Most Samsung features that Apple says infringe are items that are a part of Android, Google's mobile operating system that powers Samsung's devices. All patents except one, called "slide to unlock," are built into Android, Samsung said. Apple argues that the patent-infringement trial has nothing to do with Android. But Samsung called Apple's suit an "attack on Android" and said Google had invented certain features before Apple patented them. It came out during the trial that Google has been helping Samsung fund its defense against a couple of Apple's patent claims because of a "Mobile Application Distribution Agreement" for Samsung to use Google's apps.
There are seven patents at issue in the latest case -- five held by Apple and two by Samsung. Apple accused Samsung of infringing US patents Nos. 5,946,647; 6,847,959; 7,761,414; 8,046,721; and 8,074,172. All relate to software features, such as quick links for '647, universal search for '959, background syncing for '414, slide-to-unlock for '721, and automatic word correction for '172. Overall, Apple argued that the patents enable ease of use and make a user interface more engaging.
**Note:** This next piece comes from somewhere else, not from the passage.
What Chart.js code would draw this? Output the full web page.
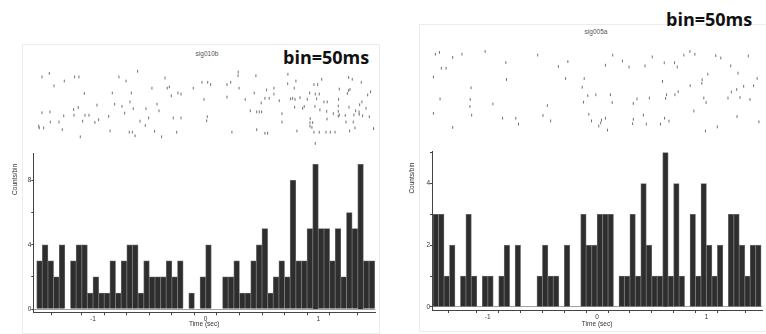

Samsung, meanwhile, accused Apple of infringing US patents Nos. 6,226,449 and 5,579,239. The '449 patent, which Samsung purchased from Hitachi, involves camera and folder organization functionality. The '239 patent, which Samsung also acquired, covers video transmission functionality and could have implications for Apple's use of FaceTime.
The Samsung gadgets that Apple said infringe are the Admire, Galaxy Nexus, Galaxy Note, Galaxy Note 2, Galaxy S2, Galaxy S2 Epic 4G Touch, Galaxy S2 Skyrocket, Galaxy S3, Galaxy Tab 2 10.1, and Stratosphere. Samsung, meanwhile, said the iPhone 4, iPhone 4S, iPhone 5, iPod Touch (fifth generation) and iPod Touch (fourth generation) all infringe. It initially accused the iPad 2, iPad 3, iPad 4, and iPad Mini of infringing its '239 patent, but it later dropped those claims. That also reduced the amount Samsung wanted in damages to $6.2 million from its originally requested $6.8 million.
Following the conclusion of closing arguments shortly before 3 p.m. PT Tuesday, the case was handed to the jury of four men and four women. The jury -- made of tech novices, including a police officer and a retired teacher who likes salsa dancing -- will deliberate every business day until it has a verdict.